Voici les moyens qu’il employa : il dépose[3] qu’il eût quelques entretiens avec damoiselle Marguerite Langlois, dite la Malherbe, et avec une autre nommée mademoiselle de la Chapelle : « que d’abord elle craignait de se découvrir, mais que peu à peu il l’apprivoisa à se communiquer à lui, et qu’elle commença à lui parler de ce Morin et de sa femme ; qu’elle lui dit, qu’il était certain que l’esprit de Jésus-Christ était incorporé et ressuscité en M. Morin, pour son second avénement en terre ; qu’il était le fils de l’homme, à qui Dieu avait donné tout jugement sur la terre.
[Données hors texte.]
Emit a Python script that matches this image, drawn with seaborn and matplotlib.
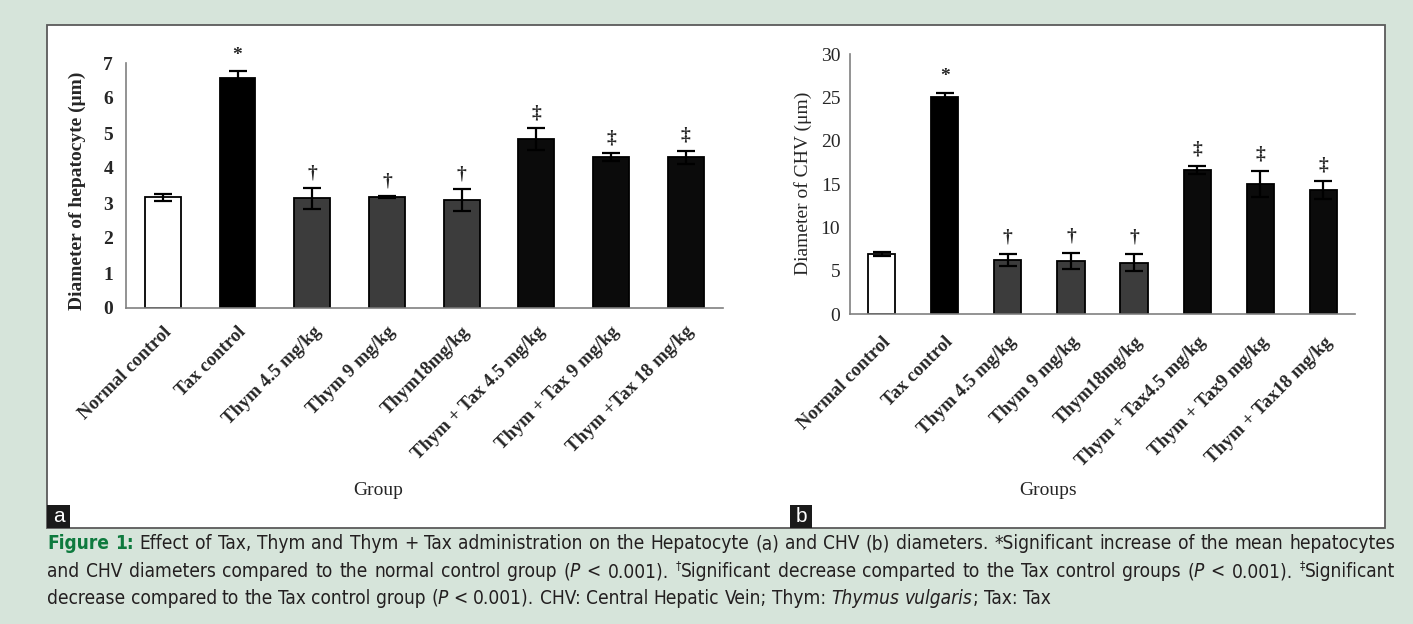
import re
import numpy as np
import matplotlib
matplotlib.use("Agg")
import matplotlib.pyplot as plt
from matplotlib.patches import Rectangle
from matplotlib import font_manager
import seaborn as sns

# data (means and SD bars)
groups_a = ["Normal control", "Tax control", "Thym 4.5 mg/kg", "Thym 9 mg/kg",
            "Thym18mg/kg", "Thym + Tax 4.5 mg/kg", "Thym + Tax 9 mg/kg", "Thym +Tax 18 mg/kg"]
groups_b = ["Normal control", "Tax control", "Thym 4.5 mg/kg", "Thym 9 mg/kg",
            "Thym18mg/kg", "Thym + Tax4.5 mg/kg", "Thym + Tax9 mg/kg", "Thym + Tax18 mg/kg"]
hep_mean = [3.17, 6.56, 3.13, 3.17, 3.09, 4.82, 4.31, 4.31]
hep_sd = [0.10, 0.20, 0.30, 0.03, 0.31, 0.31, 0.11, 0.19]
chv_mean = [6.92, 25.07, 6.27, 6.15, 5.96, 16.65, 15.0, 14.34]
chv_sd = [0.25, 0.45, 0.70, 0.90, 1.00, 0.45, 1.50, 1.00]
marks = ["", "*", "\u2020", "\u2020", "\u2020", "\u2021", "\u2021", "\u2021"]
bar_colors = ["white", "black", "#3c3c3c", "#3c3c3c", "#3c3c3c", "#0b0b0b", "#0b0b0b", "#0b0b0b"]

caption_lines = [
    "[Figure] [1:] Effect of Tax, Thym and Thym + Tax administration on the Hepatocyte (a) and CHV (b) diameters. *Significant increase of the mean hepatocytes",
    "and CHV diameters compared to the normal control group (_P_ < 0.001). ^\u2020^Significant decrease comparted to the Tax control groups (_P_ < 0.001). ^\u2021^Significant",
    "decrease compared to the Tax control group (_P_ < 0.001). CHV: Central Hepatic Vein; Thym: _Thymus_ _vulgaris_; Tax: Tax",
]

W, H = 1413, 624
bg = "#d6e4da"

sns.set_style("white")
plt.rcParams["font.family"] = ["Liberation Serif", "DejaVu Serif"]

fig = plt.figure(figsize=(W / 100, H / 100), dpi=100, facecolor=bg)

# white panel holding both charts (behind the axes)
fig.patches.append(Rectangle((47 / W, 1 - 528 / H), (1385 - 47) / W, (528 - 25) / H,
                             transform=fig.transFigure, facecolor="white",
                             edgecolor="#5a5a5a", linewidth=1.3, zorder=-5))


def bar_panel(ax, names, means, sds, width, ymax, ystep, ylabel, xlabel,
              tick_size, ypad, xpad, yweight, ylab_xy, xlab_xy, mark_off):
    sns.barplot(x=names, y=means, hue=names, palette=bar_colors, width=width,
                saturation=1, edgecolor="black", linewidth=1.3, legend=False, ax=ax)
    ax.errorbar(range(len(names)), means, yerr=sds, fmt="none", ecolor="black",
                elinewidth=1.6, capsize=6.5, capthick=1.6, zorder=5)
    for i, m in enumerate(marks):
        if m:
            ax.annotate(m, (i, means[i] + sds[i]), xytext=(0, mark_off), textcoords="offset points",
                        ha="center", va="bottom", fontsize=14, fontweight="bold",
                        annotation_clip=False)
    ax.set_xlim(-0.5, len(names) - 0.5)
    ax.set_ylim(0, ymax)
    ax.set_yticks(np.arange(0, ymax + 1, ystep))
    ax.set_xticks(range(len(names)))
    ax.set_xticklabels(names, rotation=45, ha="right", rotation_mode="anchor",
                       fontsize=13.5, fontweight="bold")
    ax.tick_params(axis="y", direction="in", length=5, width=1, color="#808080",
                   pad=ypad, labelsize=tick_size)
    ax.tick_params(axis="x", length=0, pad=xpad)
    for lbl in ax.get_yticklabels():
        lbl.set_fontweight(yweight)
    for s in ["top", "right"]:
        ax.spines[s].set_visible(False)
    for s in ["left", "bottom"]:
        ax.spines[s].set_color("#808080")
        ax.spines[s].set_linewidth(1.2)
    ax.set_facecolor("none")
    ax.set_ylabel(ylabel, fontsize=14, fontweight=yweight)
    ax.yaxis.label.set_va("center")
    ax.yaxis.set_label_coords(*ylab_xy)
    ax.set_xlabel(xlabel, fontsize=14)
    ax.xaxis.label.set_va("center")
    ax.xaxis.set_label_coords(*xlab_xy)


ax_a = fig.add_axes([125.5 / W, 1 - 308 / H, 597.5 / W, 245 / H])
bar_panel(ax_a, groups_a, hep_mean, hep_sd, 0.48, 7, 1,
          "Diameter of hepatocyte (\u03bcm)", "Group", 14, 9, 11, "bold",
          (-0.081, 0.48), (0.4226, -0.743), 5)

ax_b = fig.add_axes([850 / W, 1 - 314.3 / H, 505 / W, 260 / H])
bar_panel(ax_b, groups_b, chv_mean, chv_sd, 0.43, 30, 5,
          "Diameter of CHV (\u03bcm)", "Groups", 14, 7, 14, "normal",
          (-0.093, 0.505), (0.392, -0.676), 6)

# panel letters in black boxes
for letter, x0 in [("a", 47.5), ("b", 790)]:
    fig.patches.append(Rectangle((x0 / W, 1 - 528 / H), 22 / W, 23 / H,
                                 transform=fig.transFigure, facecolor="#1a1a1a",
                                 edgecolor="none", zorder=3))
    fig.text((x0 + 11) / W, 1 - 516.5 / H, letter, color="white", fontsize=15,
             family=["Liberation Sans", "DejaVu Sans"], ha="center", va="center", zorder=4)

# caption, justified like the journal layout (condensed face if there is one)
renderer = fig.canvas.get_renderer()
cap_family = ["Liberation Sans", "DejaVu Sans"]
cap_stretch = "normal"
cond = font_manager.findfont(font_manager.FontProperties(family="DejaVu Sans", stretch="condensed"))
if "ondensed" in cond:
    cap_family = ["DejaVu Sans"]
    cap_stretch = "condensed"


def parse_tokens(line):
    toks = []
    for word in line.split(" "):
        pieces = []
        for p in re.split(r"(\[[^\]]*\]|_[^_]*_|\^[^^]*\^)", word):
            if not p:
                continue
            if p[0] == "[":
                pieces.append((p[1:-1], "g"))
            elif p[0] == "_":
                pieces.append((p[1:-1], "i"))
            elif p[0] == "^":
                pieces.append((p[1:-1], "s"))
            else:
                pieces.append((p, "n"))
        toks.append(pieces)
    return toks


def text_kw(kind, fs):
    kw = dict(family=cap_family, fontstretch=cap_stretch, fontsize=fs, color="#231f20",
              va="baseline", ha="left")
    if kind == "i":
        kw["style"] = "italic"
    elif kind == "g":
        kw["fontweight"] = "bold"
        kw["color"] = "#0e7a3e"
    elif kind == "s":
        kw["fontsize"] = fs * 0.62
    return kw


def measure(text, kind, fs):
    t = fig.text(0, 0, text, **text_kw(kind, fs))
    w = t.get_window_extent(renderer).width
    t.remove()
    return w


def token_width(tok, fs):
    return sum(measure(t, k, fs) for t, k in tok)


x_left, x_right = 47, 1395
target = x_right - x_left

fs = 12
space_w = measure("a a", "n", fs) - measure("aa", "n", fs)
tok1 = parse_tokens(caption_lines[0])
natural = sum(token_width(t, fs) for t in tok1) + space_w * (len(tok1) - 1)
fs = fs * target * 0.985 / natural

space_w = measure("a a", "n", fs) - measure("aa", "n", fs)
baselines = [549, 577, 604]
for li, line in enumerate(caption_lines):
    toks = parse_tokens(line)
    widths = [token_width(t, fs) for t in toks]
    if li < 2:
        gap = (target - sum(widths)) / (len(toks) - 1)
    else:
        gap = space_w
    x = x_left
    for tok, w in zip(toks, widths):
        cx = x
        for text, kind in tok:
            yb = baselines[li] - (fs * 0.55 if kind == "s" else 0)
            fig.text(cx / W, 1 - yb / H, text, **text_kw(kind, fs))
            cx += measure(text, kind, fs)
        x += w + gap

fig.savefig("out.png", dpi=100, facecolor=bg)
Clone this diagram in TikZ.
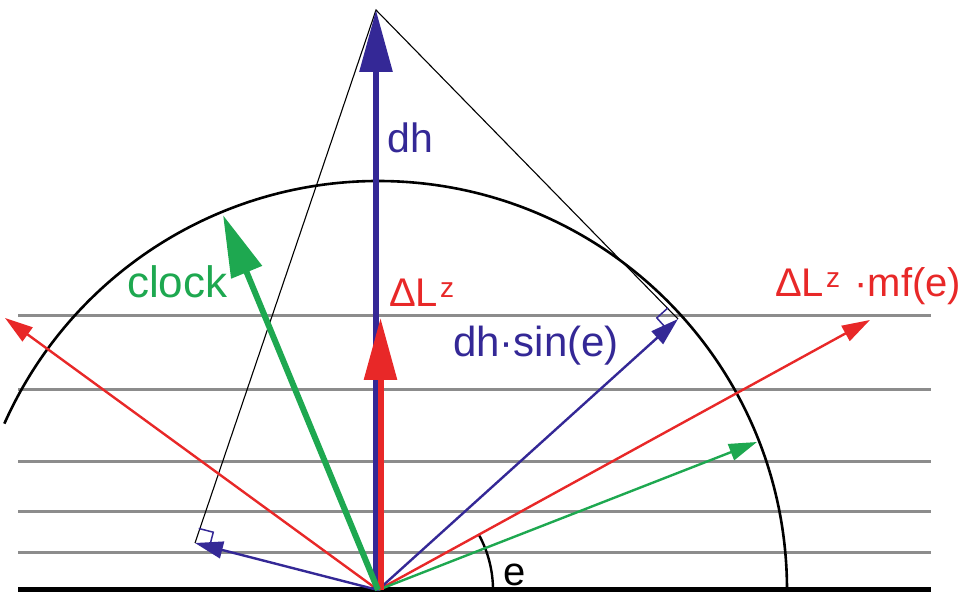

Après cela il décrit son entrevue avec Morin, qui se fit le lendemain ; et il dit que d’abord Morin lui voulut paraître un homme fort saint et de grand recueillement ; mais qu’après quelques discours, voyant que s’il s’humiliait tant devant lui, qui voulait paraître si haut, il pourrait le traiter long-temps en novice, et qu’il n’avait pas tant de temps à perdre, il ne feignit point de lui dire ce qu’il savait des états intérieurs selon leurs degrés, et de la spiritualité : qu’alors Morin tout ravi lui prit la main, et la serra entre les deux siennes, et lui dit qu’il voyait bien qu’il était spirituel et dans l’état de grâce, et qu’il s’en fallait peu qu’il ne fût parfait, et dans l’état de la gloire[4]...... Il rapporte dans la suite de sa déposition, plusieurs erreurs qu’il apprit de la bouche même de Morin, dans un autre entretien qu’il eut avec lui : comme, qu’il ne faut plus penser à la mort de Jésus-Christ ; que l’’impeccabilité est en ceux qui sont divins et parfaits ; que toutes sortes d’œuvres sont indifférentes. Pendant toutes ces visites que le sieur des Marets rendait à Morin et à ses demoiselles, il feignit toujours de vouloir être son disciple.

  1. Lettres visionnaires, à la préface, pag. m. 226.
  2. Là-même.
  3. Voyez la IIe. lettre visionnaire, pag. m. 266. On y cite la déposition du sieur des Marets.
  4. Voyez la IIe, lettre visionnaire, pag. 267.